A risk to the bear case for PayPal is if the company can successfully monetize Venmo and/or increase the value added for PayPal users. This could lead to the company being able to make more money per active account and would strengthen their moat, leading to increased revenues and higher margins.
We are altogether neutral on the company. We want to like PayPal because the current valuation is tantalizing, but the road ahead looks treacherous and we aren’t confident that management can effectively navigate the changing competitive landscape. This is one to keep an eye on for sure.
Key Takeaway
Despite the tempting valuation we believe there is too much uncertainty to take a position here. PayPal could experience difficulty growing revenue and earnings at an above market rate as the competitive landscape heats up. PayPal may end up being a value trap that underperforms the S&P 500, and as such we would rather allocate capital elsewhere for the time being.
Analyst’s Disclosure: I/we have a beneficial long position in the shares of AAPL, GOOGL, AMZN, PYPL, META, INTU either through stock ownership, options, or other derivatives. I wrote this article myself, and it expresses my own opinions. I am not receiving compensation for it (other than from Seeking Alpha).
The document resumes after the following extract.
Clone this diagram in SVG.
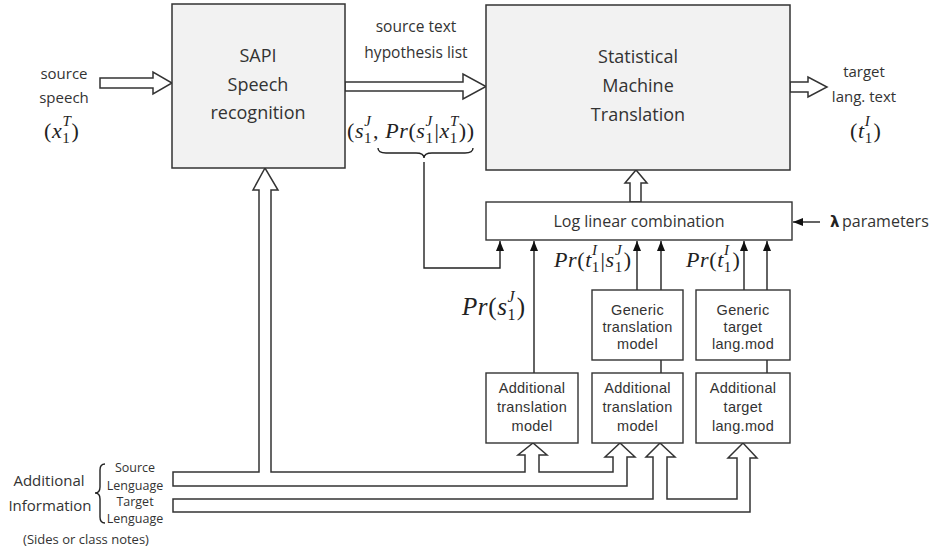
<svg xmlns="http://www.w3.org/2000/svg" width="934" height="551" viewBox="0 0 934 551">
<style>
.t{font-family:"Open Sans","Liberation Sans",sans-serif;fill:#333;text-anchor:middle}
.a{font-family:"Liberation Sans",Arial,sans-serif;fill:#333;text-anchor:middle;font-size:14.5px;letter-spacing:0.3px}
.m{font-family:"Liberation Serif","DejaVu Serif",serif;fill:#222;letter-spacing:0.6px}
.i{font-style:italic}
.s{font-size:15px}
.big{fill:#f2f2f2;stroke:#333;stroke-width:1.5}
.box{fill:#fff;stroke:#333;stroke-width:1.4}
.hol{fill:#fff;stroke:#333;stroke-width:1.5;stroke-linejoin:miter}
.ln{fill:none;stroke:#222;stroke-width:1.4}
</style>
<defs>
<marker id="ah" markerUnits="userSpaceOnUse" markerWidth="10" markerHeight="8" refX="10" refY="4" orient="auto">
<path d="M0,0 L10,4 L0,8 z" fill="#111"/>
</marker>
</defs>
<rect width="934" height="551" fill="#fff"/>

<g id="connectors">
<polygon class="hol" points="100,78 153,78 153,72 172,83 153,94 153,88 100,88"/>
<polygon class="hol" points="345,82 463,82 463,74 486,86.5 463,99 463,91 345,91"/>
<polygon class="hol" points="790,82 808,82 808,77 827,87 808,97 808,92 790,92"/>
<polygon class="hol" points="630,202 630,183 625,183 636,170 647,183 641,183 641,202"/>
<polygon class="hol" points="173,472 259,472 259,190 253,190 265,168 278,190 271,190 271,472 525,472 525,455 518,455 533,443 547,455 539,455 539,472 613,472 613,457 605,457 620,443 635,457 627,457 627,486 173,486"/>
<polygon class="hol" points="173,499 653,499 653,457 646,457 660,443 675,457 667,457 667,499 737,499 737,458 728,458 743,443 757,458 750,458 750,512 173,512"/>
<path class="ln" d="M378,148 q0,5 8,5 H416 q8,0 8,5 q0,-5 8,-5 H465 q8,0 8,-5"/>
<path class="ln" d="M424,162 V268 H500 V241" marker-end="url(#ah)"/>
<path class="ln" d="M534,373 V241" marker-end="url(#ah)"/>
<path class="ln" d="M637,290 V241" marker-end="url(#ah)"/>
<path class="ln" d="M661,290 V241" marker-end="url(#ah)"/>
<path class="ln" d="M661,360 V373"/>
<path class="ln" d="M744,290 V241" marker-end="url(#ah)"/>
<path class="ln" d="M767,290 V241" marker-end="url(#ah)"/>
<path class="ln" d="M767,360 V373"/>
<path class="ln" d="M820,222 H793" marker-end="url(#ah)"/>
<path class="ln" d="M105,464 q-5,0 -5,6 V487 q0,6 -5,6 q5,0 5,6 V517 q0,6 5,6"/>
</g>

<g id="sapi">
<rect class="big" x="172" y="4" width="173" height="164"/>
<text class="t" font-size="18" x="258" y="62">SAPI</text>
<text class="t" font-size="18" x="258" y="91">Speech</text>
<text class="t" font-size="18" x="258" y="119">recognition</text>
</g>

<g id="smt">
<rect class="big" x="486" y="5" width="304" height="165"/>
<text class="t" font-size="18" x="638" y="63">Statistical</text>
<text class="t" font-size="18" x="638" y="92">Machine</text>
<text class="t" font-size="18" x="638" y="121">Translation</text>
</g>

<g id="loglinear">
<rect class="box" x="486" y="202" width="306" height="38"/>
<text class="t" font-size="16" x="639" y="227">Log linear combination</text>
</g>

<g id="generic-tm">
<rect class="box" x="592" y="290" width="91" height="70"/>
<text class="a" x="637.5" y="315">Generic</text>
<text class="a" x="637.5" y="332">translation</text>
<text class="a" x="637.5" y="349">model</text>
</g>

<g id="generic-lm">
<rect class="box" x="696" y="290" width="94" height="70"/>
<text class="a" x="743" y="315">Generic</text>
<text class="a" x="743" y="332">target</text>
<text class="a" x="743" y="349">lang.mod</text>
</g>

<g id="add-tm1">
<rect class="box" x="486" y="373" width="92" height="70"/>
<text class="a" x="532" y="393">Additional</text>
<text class="a" x="532" y="412">translation</text>
<text class="a" x="532" y="431">model</text>
</g>

<g id="add-tm2">
<rect class="box" x="592" y="373" width="91" height="70"/>
<text class="a" x="637.5" y="393">Additional</text>
<text class="a" x="637.5" y="412">translation</text>
<text class="a" x="637.5" y="431">model</text>
</g>

<g id="add-lm">
<rect class="box" x="696" y="373" width="94" height="70"/>
<text class="a" x="743" y="393">Additional</text>
<text class="a" x="743" y="412">target</text>
<text class="a" x="743" y="431">lang.mod</text>
</g>

<g id="labels">
<text class="t" font-size="15" x="64" y="79">source</text>
<text class="t" font-size="15" x="64" y="103">speech</text>
<text class="m" font-size="22" x="44" y="138">(<tspan class="i">x</tspan><tspan class="s" dy="5">1</tspan><tspan class="i s" dx="-8" dy="-17">T</tspan><tspan dy="12">)</tspan></text>

<text class="t" font-size="15.5" x="416" y="32">source text</text>
<text class="t" font-size="15.5" x="416" y="58">hypothesis list</text>
<text class="m" font-size="22" x="347" y="138">(<tspan class="i">s</tspan><tspan class="s" dy="5">1</tspan><tspan class="i s" dx="-8" dy="-17">J</tspan><tspan dx="1.5" dy="12">, </tspan><tspan class="i">Pr</tspan>(<tspan class="i">s</tspan><tspan class="s" dy="5">1</tspan><tspan class="i s" dx="-8" dy="-17">J</tspan><tspan dx="1.5" dy="12">|</tspan><tspan class="i">x</tspan><tspan class="s" dy="5">1</tspan><tspan class="i s" dx="-8" dy="-17">T</tspan><tspan dy="12">))</tspan></text>

<text class="t" font-size="15" x="864" y="77">target</text>
<text class="t" font-size="15" x="864" y="102">lang. text</text>
<text class="m" font-size="22" x="850" y="138">(<tspan class="i">t</tspan><tspan class="s" dy="5">1</tspan><tspan class="i s" dx="-8" dy="-17">I</tspan><tspan dx="3" dy="12">)</tspan></text>

<text class="m" font-size="25" x="462" y="315"><tspan class="i">Pr</tspan>(<tspan class="i">s</tspan><tspan font-size="16" dy="5">1</tspan><tspan class="i" font-size="16" dx="-8.6" dy="-18">J</tspan><tspan dx="1.5" dy="13">)</tspan></text>
<text class="m" font-size="22" x="554" y="267"><tspan class="i">Pr</tspan>(<tspan class="i">t</tspan><tspan class="s" dy="5">1</tspan><tspan class="i s" dx="-8" dy="-17">I</tspan><tspan dx="3" dy="12">|</tspan><tspan class="i">s</tspan><tspan class="s" dy="5">1</tspan><tspan class="i s" dx="-8" dy="-17">J</tspan><tspan dx="1.5" dy="12">)</tspan></text>
<text class="m" font-size="22" x="686" y="267"><tspan class="i">Pr</tspan>(<tspan class="i">t</tspan><tspan class="s" dy="5">1</tspan><tspan class="i s" dx="-8" dy="-17">I</tspan><tspan dx="3" dy="12">)</tspan></text>

<text x="830" y="227" font-family="'DejaVu Sans',sans-serif" font-weight="bold" font-size="15" fill="#222">λ</text>
<text x="842" y="227" font-family="'Open Sans','Liberation Sans',sans-serif" font-size="16" fill="#333">parameters</text>

<text class="t" font-size="15" x="49" y="486">Additional</text>
<text class="t" font-size="15" x="50" y="511">Information</text>
<text class="t" font-size="12.5" x="135" y="472">Source</text>
<text class="t" font-size="12.5" x="135" y="490">Lenguage</text>
<text class="t" font-size="12.5" x="135" y="506">Target</text>
<text class="t" font-size="12.5" x="135" y="523">Lenguage</text>
<text class="t" font-size="13" x="86" y="544">(Sides or class notes)</text>
</g>
</svg>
I have no business relationship with any company whose stock is mentioned in this article.
UFD Capital Value Fund, LP has long exposure to PYPL, AAPL, GOOGL, AMZN, INTU, and META. UFD Capital, LLC manages a hedge fund and does not provide investment advice to anyone else. Nothing contained in this article is investment advice or financial advice of any kind and investors should do their own research and consult a professional before making financial decisions. Nothing contained in this article should be interpreted as a solicitation to buy or an offer to sell securities.